Sensor for tracking chronic lung disease

A patient with COPD tests sensors to wear on the arm or hip. (Photo: Andre Dias)

Can wearable sensors improve everyday life for people with COPD and cystic fibrosis? In Tromsø, Norway, experts in health informatics are conducting research to find out.

Andre Dias recently completed his doctoral thesis in a partnership between Tromsø Telemedicine Laboratory (TTL), the Department of Computer Science at the University of Tromsø (UiT) and Technische Universität München (TUM). In this process, he investigated how computer technology could help to improve the quality of life for people with chronic conditions.

Self-help with user-friendly measuring instruments

In a world in which more and more people reach advanced ages and the need for health services is growing, greater self-reliance in managing illness will provide better quality of life for the individual, prevent acute events and save resources in the public health service. Various types of measuring instruments have been used to follow up patients, but a common feature of many of these devices is that they are not designed for usability; they are impractical to take with you or to wear, and the batteries need to be replaced frequently.

Explored whether activity level could be linked with attacks of shortness of breath

In his PhD research, Dias looked at the potential for predicting episodes of acute respiratory distress and hyperventilation in patients with chronic obstructive pulmonary disease (COPD) and cystic fibrosis by tracking their daily activity levels. In the study, 250 patients were equipped with sensors that measured their physical activity for up to 14 days. In addition to research on the application, user-friendly design of the sensor has been in focus. The sensor had to be small, light and easy to attach to an elastic belt, for example around the waist or ankle.

Andre Dias, a specialist in informatics from Portugal, has worked on the development of a sensor intended to help people living with COPD and cystic fibrosis to prevent.

“We saw that the collection of data and the methods we used worked. We just had too few cases of acute respiratory distress in our patient group during the trial period to find a pattern in the level of activity linked with acute events,” Dias sums up his doctoral work, speaking on the phone from his new place of work in England.

“Any future testing should include a larger number of patients.”

New technology takes up less space

Improved and more compact technology increases the potential for finding applications that can help people with chronic conditions. Apps available to the public can be used in new ways in the field of medical tracking.

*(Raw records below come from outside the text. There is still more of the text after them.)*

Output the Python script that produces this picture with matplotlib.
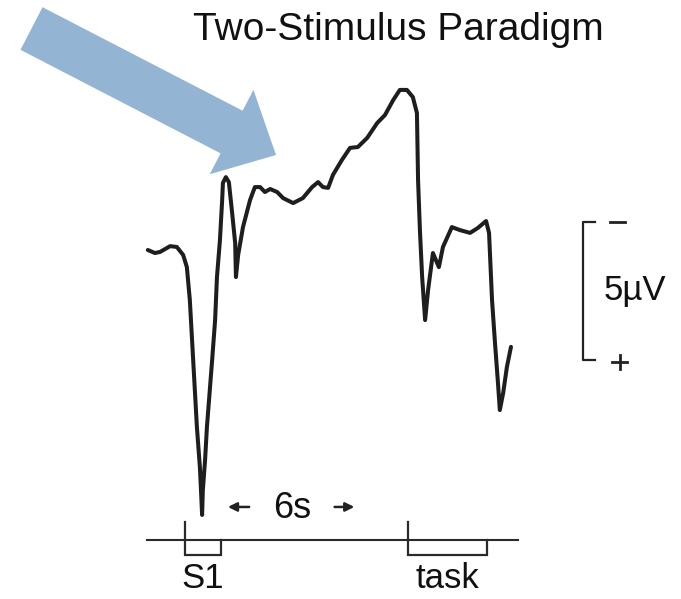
import matplotlib
matplotlib.use("Agg")
import matplotlib.pyplot as plt
import matplotlib.patches as mpatches
from matplotlib.transforms import Affine2D

plt.rcParams['font.family'] = ['Liberation Sans', 'DejaVu Sans']

# ---- data: ERP waveform (time in s relative to S1, amplitude in uV, negative up) ----
time_s = [-1.00, -0.81, -0.67, -0.40, -0.22, -0.05, 0.05, 0.13, 0.22, 0.32, 0.40, 0.43, 0.46,
          0.48, 0.54, 0.59, 0.73, 0.81, 0.86, 0.94, 1.00, 1.02, 1.10, 1.18, 1.26, 1.35, 1.37,
          1.43, 1.56, 1.75, 1.88, 2.02, 2.15, 2.29, 2.48, 2.64, 2.91, 3.17, 3.42, 3.58, 3.71,
          3.85, 3.98, 4.22, 4.44, 4.65, 4.90, 5.17, 5.38, 5.60, 5.78, 5.97, 6.13, 6.24, 6.27,
          6.32, 6.38, 6.46, 6.54, 6.67, 6.83, 6.94, 7.18, 7.40, 7.67, 7.88, 8.10, 8.18, 8.26,
          8.34, 8.42, 8.47, 8.56, 8.66, 8.77]
amplitude_uv = [0.00, 0.11, 0.07, -0.14, -0.11, 0.18, 0.62, 1.81, 3.99, 6.41, 7.86, 8.70, 9.60,
                8.70, 7.61, 6.41, 3.99, 2.54, 0.98, -0.36, -1.81, -2.43, -2.64, -2.46, -1.45, -0.25, 0.98,
                0.18, -0.83, -1.81, -2.28, -2.28, -2.10, -2.21, -2.10, -1.88, -1.70, -1.88, -2.28, -2.46, -2.28,
                -2.25, -2.72, -3.26, -3.70, -3.73, -4.06, -4.60, -4.89, -5.43, -5.80, -5.80, -5.54, -4.96, -2.54,
                -0.72, 0.98, 2.54, 1.45, 0.11, 0.62, -0.11, -0.83, -0.72, -0.62, -0.80, -1.05, -0.62, 1.81,
                3.37, 4.82, 5.80, 5.18, 4.24, 3.51]

# ---- events on the time line ----
event_labels = ["S1", "task"]
event_onsets = [0.0, 6.0]
event_durations = [0.97, 2.12]
interval_label = "6s"
scale_uv = 5
title = "Two-Stimulus Paradigm"

# ---- figure ----
W, H, DPI = 681, 599, 100
fig = plt.figure(figsize=(W / DPI, H / DPI), dpi=DPI)
fig.patch.set_facecolor('white')
ax = fig.add_axes([0, 0, 1, 1])
px_per_s = 37.17
px_per_uv = 27.6
x0_px, y0_px = 185, 250
ax.set_xlim(-x0_px / px_per_s, (W - x0_px) / px_per_s)
ax.set_ylim((H - y0_px) / px_per_uv, -y0_px / px_per_uv)   # negative up
ax.axis('off')

ink = '#1e1e1e'
ax.plot(time_s, amplitude_uv, color=ink, lw=2.9, solid_joinstyle='round', solid_capstyle='round')

# time line
base_v = 10.51
tick_top = 9.86
pulse_bot = 11.05
ax.plot([-1.02, 8.96], [base_v, base_v], color='#2a2a2a', lw=1.5)
for lab, on, dur in zip(event_labels, event_onsets, event_durations):
    ax.plot([on, on, on + dur, on + dur], [tick_top, pulse_bot, pulse_bot, base_v],
            color='#2a2a2a', lw=1.6, solid_joinstyle='miter')
    ax.text(on + dur / 2, 12.26, lab, ha='center', va='baseline', fontsize=25, color='#111111')

# interval marker
ax.text(2.88, 9.71, interval_label, ha='center', va='baseline', fontsize=26, color='#111111')
ax.annotate('', xy=(1.08, 9.31), xytext=(1.80, 9.31),
            arrowprops=dict(arrowstyle='-|>', color='#222222', lw=1.8, mutation_scale=13))
ax.annotate('', xy=(4.63, 9.31), xytext=(3.95, 9.31),
            arrowprops=dict(arrowstyle='-|>', color='#222222', lw=1.8, mutation_scale=13))

# scale bar
sb_t = 10.71
sb_top, sb_bot = -1.0, -1.0 + scale_uv
ax.plot([11.03, sb_t, sb_t, 11.03], [sb_top, sb_top, sb_bot, sb_bot], color='#222222', lw=1.6)
ax.plot([11.43, 11.84], [sb_top, sb_top], color='#222222', lw=2.0)
ax.plot([11.49, 11.89], [sb_bot + 0.06, sb_bot + 0.06], color='#222222', lw=2.0)
ax.plot([11.69, 11.69], [sb_bot - 0.20, sb_bot + 0.32], color='#222222', lw=2.0)
ax.text(12.09, 1.81, f'{scale_uv}µV', ha='center', va='baseline', fontsize=25, color='#111111')

# title
ax.text((398 - x0_px) / px_per_s, (40 - y0_px) / px_per_uv, title, ha='center', va='baseline',
        fontsize=28, color='#111111')

# blue pointer arrow (in pixel space, top-left origin)
pix = Affine2D().scale(1 / DPI, -1 / DPI).translate(0, H / DPI) + fig.dpi_scale_trans
arrow = mpatches.FancyArrow(31.5, 28.5, 244.5, 126.5, width=48, head_width=95, head_length=50,
                            length_includes_head=True, color='#93B4D3', lw=0, transform=pix, zorder=5)
fig.add_artist(arrow)

fig.savefig('out.png', dpi=DPI, facecolor='white')
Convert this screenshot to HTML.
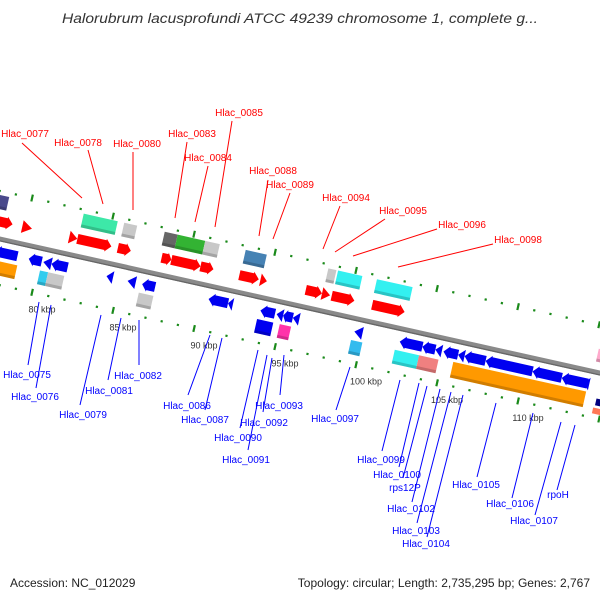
<!DOCTYPE html>
<html><head><meta charset="utf-8"><style>
html,body{margin:0;padding:0;background:#fff;}
svg{display:block;font-family:"Liberation Sans",sans-serif;}
</style></head><body>
<svg id="map" width="600" height="600" viewBox="0 0 600 600">
<text x="300" y="23" text-anchor="middle" font-size="13.5" font-style="italic" fill="#333" textLength="476" lengthAdjust="spacingAndGlyphs">Halorubrum lacusprofundi ATCC 49239 chromosome 1, complete g...</text>
<g id="frame" transform="translate(0,239) rotate(12.6)"></g>
<g id="labels"></g>
<text x="10" y="587" font-size="12" fill="#222">Accession: NC_012029</text>
<text x="590" y="587" font-size="12" fill="#222" text-anchor="end">Topology: circular; Length: 2,735,295 bp; Genes: 2,767</text>
</svg>
<script>
// kbp ticks
var tickKbp = [78,79,80,81,82,83,84,85,86,87,88,89,90,91,92,93,94,95,96,97,98,99,100,101,102,103,104,105,106,107,108,109,110,111,112,113,114,115,116,117];
var tickLabels = ["80 kbp","85 kbp","90 kbp","95 kbp","100 kbp","105 kbp","110 kbp"];
var tickLabelKbp = [80,85,90,95,100,105,110];
// genes (kbp), grouped: forward lane -1 (15), forward lane -2 (10), reverse lane 1 (24), reverse lane 2 (10), extra (2)
var geneStart = [
 77.7,79.4,82.3,82.8,85.3,88.0,88.6,90.4,92.8,94.1,96.9,97.9,98.5,101.0,114.9,
 77.7,83.1,85.6,88.1,88.9,90.6,93.1,98.2,98.8,101.2,
 77.7,79.8,80.7,81.2,84.6,85.9,86.8,90.9,92.1,94.1,95.1,95.5,96.1,99.9,102.7,104.1,104.9,105.4,106.3,106.7,108.0,110.9,112.7,114.1,
 77.7,80.4,80.9,86.5,93.8,95.2,99.6,102.3,103.8,105.9,
 114.8,114.6];
var geneEnd = [
 78.8,80.0,82.8,84.9,86.1,88.6,90.4,91.2,94.0,94.5,97.9,98.4,99.9,103.0,115.4,
 78.5,85.2,86.4,88.9,90.6,91.5,94.4,98.7,100.3,103.4,
 79.1,80.6,81.2,82.2,85.0,86.4,87.6,92.1,92.4,95.0,95.5,96.1,96.5,100.4,104.1,104.9,105.3,106.3,106.7,108.0,110.9,112.7,114.3,114.4,
 79.0,80.9,81.9,87.4,94.8,95.9,100.3,103.8,105.0,114.1,
 115.4,115.4];
var geneLane = [
 -1,-1,-1,-1,-1,-1,-1,-1,-1,-1,-1,-1,-1,-1,-1,
 -2,-2,-2,-2,-2,-2,-2,-2,-2,-2,
 1,1,1,1,1,1,1,1,1,1,1,1,1,1,1,1,1,1,1,1,1,1,1,1,
 2,2,2,2,2,2,2,2,2,2,
 2,3];
var geneColor = [
 "#f00","#f00","#f00","#f00","#f00","#f00","#f00","#f00","#f00","#f00","#f00","#f00","#f00","#f00","#ffaacc",
 "#4a4a8c","#3de8a8","#c8c8c8","#666666","#33b333","#c8c8c8","#4682b4","#c8c8c8","#33f0f0","#33f0f0",
 "#0000f0","#0000f0","#0000f0","#0000f0","#0000f0","#0000f0","#0000f0","#0000f0","#0000f0","#0000f0","#0000f0","#0000f0","#0000f0","#0000f0","#0000f0","#0000f0","#0000f0","#0000f0","#0000f0","#0000f0","#0000f0","#0000f0","#0000f0","#0000f0",
 "#ff9900","#33ccee","#c8c8c8","#c8c8c8","#0000f0","#ff33aa","#33bbee","#33f0f0","#f08080","#ff9900",
 "#000080","#ff7755"];
var geneShape = [
 "a","t","t","a","a","a","a","a","a","t","a","t","a","a","b",
 "b","b","b","b","b","b","b","b","b","b",
 "a","a","t","a","t","t","a","a","t","a","t","a","t","t","a","a","t","a","t","a","a","a","a","t",
 "b","b","b","b","b","b","b","b","b","b",
 "b","b"];
// labels
var labelText = ["Hlac_0077","Hlac_0078","Hlac_0080","Hlac_0083","Hlac_0084","Hlac_0085","Hlac_0088","Hlac_0089","Hlac_0094","Hlac_0095","Hlac_0096","Hlac_0098",
 "Hlac_0075","Hlac_0076","Hlac_0079","Hlac_0081","Hlac_0082","Hlac_0086","Hlac_0087","Hlac_0090","Hlac_0091","Hlac_0092","Hlac_0093","Hlac_0097","Hlac_0099","Hlac_0100","rps12P","Hlac_0102","Hlac_0103","Hlac_0104","Hlac_0105","Hlac_0106","Hlac_0107","rpoH"];
var labelX = [25,78,137,192,208,239,273,290,346,403,462,518, 27,35,83,109,138,187,205,238,246,264,279,335,381,397,405,411,416,426,476,510,534,558];
var labelY = [133,142,143,133,157,112,170,184,197,210,224,239, 374,396,414,390,375,405,419,437,459,422,405,418,459,474,487,508,530,543,484,503,520,494];
var lineX1 = [22,88,133,187,208,232,268,290,340,385,437,493, 28,36,80,108,139,188,205,240,248,263,280,336,382,399,403,412,417,427,477,512,535,557];
var lineY1 = [143,150,152,142,166,121,180,193,206,219,229,244, 365,388,405,380,365,395,410,428,450,412,395,410,451,467,478,502,523,537,477,498,515,490];
var lineX2 = [82,103,133,175,195,215,259,273,323,335,353,398, 39,51,101,121,139,210,222,258,267,272,284,350,400,419,427,440,451,463,496,533,561,575];
var lineY2 = [198,204,210,218,222,227,236,239,249,252,256,267, 302,305,315,318,320,335,338,350,355,358,355,367,380,383,386,389,392,395,403,413,422,425];

var NS="http://www.w3.org/2000/svg";
var SIN=Math.sin(12.6*Math.PI/180), COS=Math.cos(12.6*Math.PI/180);
function U(k,v){return (32+(k-80)*16.2 + v*SIN)/COS;}
function laneV(l){return l===-1?-17:l===-2?-36:l===1?13:l===2?29:38;}
var frame=document.getElementById('frame');
var labelsG=document.getElementById('labels');
function mk(tag,attrs,parent){var e=document.createElementNS(NS,tag);for(var a in attrs)e.setAttribute(a,attrs[a]);parent.appendChild(e);return e;}

var bb=mk('rect',{x:-20,y:-2.5,width:680,height:5,fill:'#8a8a8a'},frame);


mk('rect',{x:-20,y:1.2,width:680,height:1.3,fill:'#666'},frame);

var rows=[-47,45];
for(var r=0;r<rows.length;r++){
  for(var i=0;i<tickKbp.length;i++){
    var k=tickKbp[i], v=rows[r], u=U(k,v);
    var t;
    if(k%5===0){t=mk('rect',{x:u-1,y:v-3.5,width:2.2,height:7,fill:'#1a8a1a'},frame);}
    else{t=mk('rect',{x:u-1,y:v-1,width:2.2,height:2.2,fill:'#1a8a1a'},frame);}
    
    
  }
}
for(var i=0;i<tickLabels.length;i++){
  var k=tickLabelKbp[i];
  var u=U(k,45), v=45;
  var sx=u*COS - v*SIN, sy=239+u*SIN+v*COS;
  var tl=mk('text',{x:sx+10,y:sy+20,'font-size':9,fill:'#333','text-anchor':'middle'},labelsG);
  tl.textContent=tickLabels[i];
  
  
}

for(var i=0;i<geneStart.length;i++){
  var lane=geneLane[i], v=laneV(lane);
  var u1=U(geneStart[i],v), u2=U(geneEnd[i],v);
  var h=(lane===-2||lane===2)?14:13;
  if(lane===3)h=6;
  if(geneColor[i]==="#000080")h=7;
  if(geneColor[i]==="#ff9900"&&geneEnd[i]-geneStart[i]>3)h=16;
  var y0=v-h/2, y1=v+h/2, g;
  var sh=geneShape[i], d;
  if(sh==='b'){d='M'+u1+' '+y0+'H'+u2+'V'+y1+'H'+u1+'Z';}
  else{
    var head=sh==='t'?(u2-u1):Math.min(6,(u2-u1)*0.4);
    if(lane<0){
      d=sh==='t'?'M'+u1+' '+y0+'L'+u2+' '+v+'L'+u1+' '+y1+'Z'
        :'M'+u1+' '+(y0+1.5)+'H'+(u2-head)+'V'+y0+'L'+u2+' '+v+'L'+(u2-head)+' '+y1+'V'+(y1-1.5)+'H'+u1+'Z';
    } else {
      d=sh==='t'?'M'+u2+' '+y0+'L'+u1+' '+v+'L'+u2+' '+y1+'Z'
        :'M'+u2+' '+(y0+1.5)+'H'+(u1+head)+'V'+y0+'L'+u1+' '+v+'L'+(u1+head)+' '+y1+'V'+(y1-1.5)+'H'+u2+'Z';
    }
  }
  g=mk('path',{d:d,fill:geneColor[i]},frame);
  
  
  if(sh==='b'&&h>8){mk('rect',{x:u1,y:y1-3,width:Math.max(0,u2-u1),height:3,fill:'#000','fill-opacity':0.18},frame);}
}

for(var i=0;i<labelText.length;i++){
  var col=i<12?'#f00':'#00f';
  var ln=mk('line',{x1:lineX1[i],y1:lineY1[i],x2:lineX2[i],y2:lineY2[i],stroke:col,'stroke-width':1},labelsG);
  
  
  var tx=mk('text',{x:labelX[i],y:labelY[i]+4,'font-size':10,fill:col,'text-anchor':'middle'},labelsG);
  tx.textContent=labelText[i];
  
  
}
</script>
</body></html>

“In the future, one can well imagine such sensors being integrated into existing fitness tracking wristbands like those offered by Nike and other suppliers of sports equipment,” Dias concludes.

Andre Dias is from Portugal and completed his master’s degree at the University of Coimbra in Portugal. In Tromsø, he worked at TTL from 2008 until he completed his doctorate on 25 March 2014. Alexander Horsch at the University of Tromsø and Technische Universität München and Gunnar Hartvigsen at the University of Tromsø were supervisors during his doctoral research.